:: Available data ::
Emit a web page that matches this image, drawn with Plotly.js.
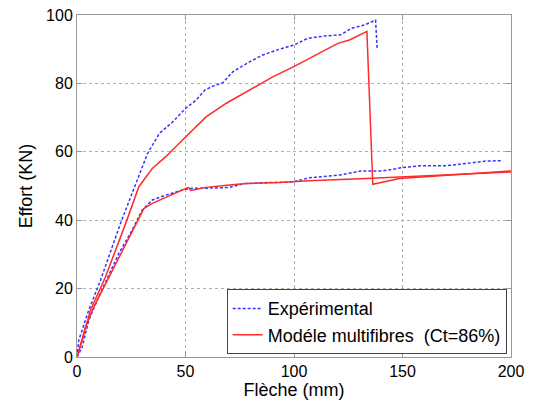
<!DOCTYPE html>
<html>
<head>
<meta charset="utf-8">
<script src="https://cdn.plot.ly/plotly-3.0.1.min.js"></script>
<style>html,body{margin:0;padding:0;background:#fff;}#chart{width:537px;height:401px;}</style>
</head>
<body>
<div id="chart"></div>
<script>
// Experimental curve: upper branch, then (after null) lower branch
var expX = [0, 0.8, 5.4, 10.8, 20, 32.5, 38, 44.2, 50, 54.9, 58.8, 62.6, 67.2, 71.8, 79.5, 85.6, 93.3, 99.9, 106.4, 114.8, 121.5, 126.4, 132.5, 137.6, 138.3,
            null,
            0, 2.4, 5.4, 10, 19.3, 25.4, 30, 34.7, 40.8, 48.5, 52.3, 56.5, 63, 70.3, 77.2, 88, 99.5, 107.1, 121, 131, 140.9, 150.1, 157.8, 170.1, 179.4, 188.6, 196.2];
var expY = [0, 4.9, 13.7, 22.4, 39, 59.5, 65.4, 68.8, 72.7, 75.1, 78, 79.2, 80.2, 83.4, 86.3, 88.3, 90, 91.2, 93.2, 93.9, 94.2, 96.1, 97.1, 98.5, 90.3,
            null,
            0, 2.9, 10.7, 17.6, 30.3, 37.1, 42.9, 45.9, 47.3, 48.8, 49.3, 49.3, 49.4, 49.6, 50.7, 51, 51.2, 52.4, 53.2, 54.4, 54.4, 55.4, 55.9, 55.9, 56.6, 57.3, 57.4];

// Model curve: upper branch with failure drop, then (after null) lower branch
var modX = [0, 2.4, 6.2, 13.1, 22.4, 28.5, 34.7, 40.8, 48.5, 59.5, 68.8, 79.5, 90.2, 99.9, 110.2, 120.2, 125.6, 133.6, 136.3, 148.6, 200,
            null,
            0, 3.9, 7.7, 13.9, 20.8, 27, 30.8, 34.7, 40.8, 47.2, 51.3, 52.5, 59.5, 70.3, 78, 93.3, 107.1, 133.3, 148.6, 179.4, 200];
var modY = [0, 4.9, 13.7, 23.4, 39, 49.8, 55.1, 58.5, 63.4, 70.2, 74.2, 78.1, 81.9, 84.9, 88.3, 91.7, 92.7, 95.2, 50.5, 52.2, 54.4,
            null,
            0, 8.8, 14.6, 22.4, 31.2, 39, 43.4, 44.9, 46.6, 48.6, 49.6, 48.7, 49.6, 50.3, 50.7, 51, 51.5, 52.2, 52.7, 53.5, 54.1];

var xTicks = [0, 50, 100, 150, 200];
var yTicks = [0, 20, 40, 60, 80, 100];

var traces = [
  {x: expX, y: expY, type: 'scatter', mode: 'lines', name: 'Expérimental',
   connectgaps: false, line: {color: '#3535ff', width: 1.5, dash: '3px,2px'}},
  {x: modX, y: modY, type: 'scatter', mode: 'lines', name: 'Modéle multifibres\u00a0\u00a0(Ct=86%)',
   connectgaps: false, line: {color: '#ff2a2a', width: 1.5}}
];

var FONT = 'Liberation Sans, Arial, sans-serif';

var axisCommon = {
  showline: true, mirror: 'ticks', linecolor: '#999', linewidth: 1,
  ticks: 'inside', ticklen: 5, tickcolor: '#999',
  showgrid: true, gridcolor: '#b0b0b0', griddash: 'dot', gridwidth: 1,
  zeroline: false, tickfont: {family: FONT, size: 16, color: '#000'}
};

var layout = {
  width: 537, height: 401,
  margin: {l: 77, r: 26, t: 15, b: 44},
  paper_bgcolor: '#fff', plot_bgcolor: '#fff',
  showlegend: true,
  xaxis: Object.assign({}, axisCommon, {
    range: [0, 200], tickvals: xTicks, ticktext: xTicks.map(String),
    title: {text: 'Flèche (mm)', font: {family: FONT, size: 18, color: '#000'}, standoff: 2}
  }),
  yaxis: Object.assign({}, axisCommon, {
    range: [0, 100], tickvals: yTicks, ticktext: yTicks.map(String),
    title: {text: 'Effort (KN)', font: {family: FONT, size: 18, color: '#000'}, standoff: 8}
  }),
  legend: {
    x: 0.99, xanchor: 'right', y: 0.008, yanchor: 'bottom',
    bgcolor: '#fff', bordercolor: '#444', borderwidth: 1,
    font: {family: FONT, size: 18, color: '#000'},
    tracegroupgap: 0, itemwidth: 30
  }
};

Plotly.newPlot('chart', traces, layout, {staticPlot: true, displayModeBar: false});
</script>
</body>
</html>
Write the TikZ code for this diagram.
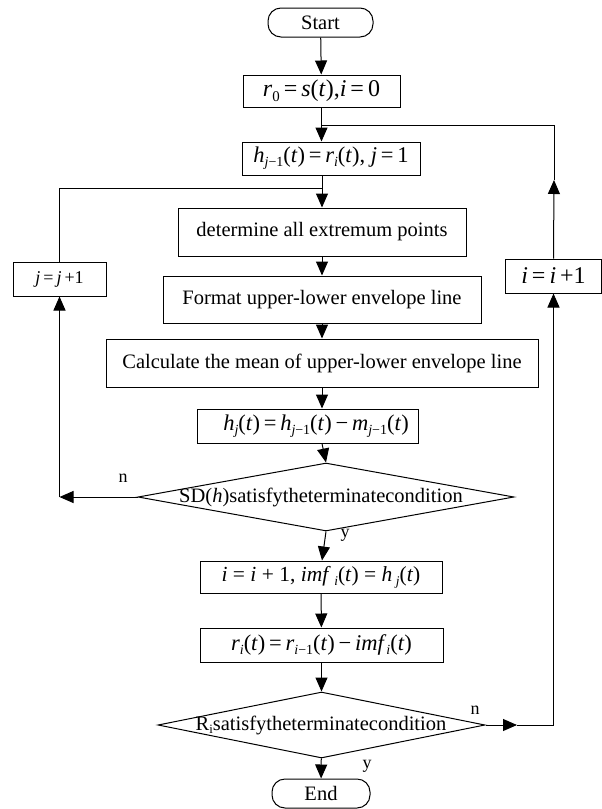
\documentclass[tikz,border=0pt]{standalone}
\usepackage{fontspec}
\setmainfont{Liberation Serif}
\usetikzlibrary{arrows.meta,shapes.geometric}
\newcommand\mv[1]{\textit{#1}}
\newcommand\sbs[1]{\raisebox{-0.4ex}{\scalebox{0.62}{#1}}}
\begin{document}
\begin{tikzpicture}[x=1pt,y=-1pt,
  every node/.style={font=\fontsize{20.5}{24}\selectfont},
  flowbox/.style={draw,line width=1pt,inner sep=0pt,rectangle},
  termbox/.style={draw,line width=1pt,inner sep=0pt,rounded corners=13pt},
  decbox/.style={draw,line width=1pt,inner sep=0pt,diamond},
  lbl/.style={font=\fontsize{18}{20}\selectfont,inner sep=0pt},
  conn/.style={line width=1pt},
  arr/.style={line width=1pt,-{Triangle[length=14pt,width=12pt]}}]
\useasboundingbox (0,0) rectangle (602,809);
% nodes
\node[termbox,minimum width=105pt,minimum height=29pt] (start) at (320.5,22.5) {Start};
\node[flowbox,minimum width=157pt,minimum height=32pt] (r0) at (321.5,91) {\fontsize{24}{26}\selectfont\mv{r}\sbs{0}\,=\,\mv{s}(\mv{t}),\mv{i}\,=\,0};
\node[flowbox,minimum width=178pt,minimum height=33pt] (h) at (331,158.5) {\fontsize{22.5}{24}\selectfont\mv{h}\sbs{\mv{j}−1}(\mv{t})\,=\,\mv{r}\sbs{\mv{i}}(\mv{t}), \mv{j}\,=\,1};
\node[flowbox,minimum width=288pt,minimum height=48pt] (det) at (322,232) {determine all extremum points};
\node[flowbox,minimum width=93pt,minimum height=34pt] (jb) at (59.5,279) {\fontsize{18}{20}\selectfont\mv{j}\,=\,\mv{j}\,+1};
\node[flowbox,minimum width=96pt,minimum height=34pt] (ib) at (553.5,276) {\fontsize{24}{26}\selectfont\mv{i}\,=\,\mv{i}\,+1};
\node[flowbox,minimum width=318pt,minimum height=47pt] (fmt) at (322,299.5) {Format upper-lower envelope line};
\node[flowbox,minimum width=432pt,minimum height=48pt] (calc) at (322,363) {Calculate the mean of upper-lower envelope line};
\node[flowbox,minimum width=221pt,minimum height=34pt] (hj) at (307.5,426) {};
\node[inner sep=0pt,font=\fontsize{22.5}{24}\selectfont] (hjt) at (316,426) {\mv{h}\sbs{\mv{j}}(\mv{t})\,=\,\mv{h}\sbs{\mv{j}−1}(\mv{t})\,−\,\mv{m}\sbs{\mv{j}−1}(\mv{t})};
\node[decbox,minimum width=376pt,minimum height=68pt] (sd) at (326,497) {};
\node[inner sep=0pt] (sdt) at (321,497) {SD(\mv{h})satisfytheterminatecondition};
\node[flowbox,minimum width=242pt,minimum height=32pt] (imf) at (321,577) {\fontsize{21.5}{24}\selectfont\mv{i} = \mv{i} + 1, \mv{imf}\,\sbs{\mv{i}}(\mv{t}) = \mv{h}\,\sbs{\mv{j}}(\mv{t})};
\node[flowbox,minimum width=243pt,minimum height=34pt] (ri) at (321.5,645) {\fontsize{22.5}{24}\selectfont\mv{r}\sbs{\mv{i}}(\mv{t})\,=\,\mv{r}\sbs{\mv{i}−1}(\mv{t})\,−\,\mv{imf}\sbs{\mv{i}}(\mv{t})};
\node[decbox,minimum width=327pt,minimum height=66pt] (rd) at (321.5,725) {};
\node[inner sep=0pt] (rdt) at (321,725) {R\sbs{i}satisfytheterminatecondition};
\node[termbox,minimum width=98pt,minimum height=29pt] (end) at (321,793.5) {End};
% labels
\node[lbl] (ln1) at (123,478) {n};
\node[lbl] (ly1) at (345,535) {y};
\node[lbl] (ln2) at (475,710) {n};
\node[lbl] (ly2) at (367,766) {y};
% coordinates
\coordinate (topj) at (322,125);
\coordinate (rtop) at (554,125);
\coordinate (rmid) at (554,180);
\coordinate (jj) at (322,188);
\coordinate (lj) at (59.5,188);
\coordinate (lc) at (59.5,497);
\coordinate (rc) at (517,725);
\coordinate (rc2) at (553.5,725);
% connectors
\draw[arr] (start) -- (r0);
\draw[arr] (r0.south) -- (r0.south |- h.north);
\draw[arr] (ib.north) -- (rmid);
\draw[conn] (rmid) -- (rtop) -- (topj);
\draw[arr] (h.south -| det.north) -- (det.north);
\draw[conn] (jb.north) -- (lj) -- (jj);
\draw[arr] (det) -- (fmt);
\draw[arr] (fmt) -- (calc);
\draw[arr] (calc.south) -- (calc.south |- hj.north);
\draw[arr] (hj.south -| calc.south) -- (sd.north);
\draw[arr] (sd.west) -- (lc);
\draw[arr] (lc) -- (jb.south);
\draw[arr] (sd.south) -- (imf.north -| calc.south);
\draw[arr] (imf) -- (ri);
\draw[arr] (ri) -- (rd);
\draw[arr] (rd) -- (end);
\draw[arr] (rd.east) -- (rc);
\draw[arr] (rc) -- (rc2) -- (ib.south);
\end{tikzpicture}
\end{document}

:: Instruction ::
Check each line above for the string "with", then copy the ones that have it.

:: The answer ::
Emit a web page that matches this image, drawn with Plotly.js.
// Model curve: upper branch with failure drop, then (after null) lower branch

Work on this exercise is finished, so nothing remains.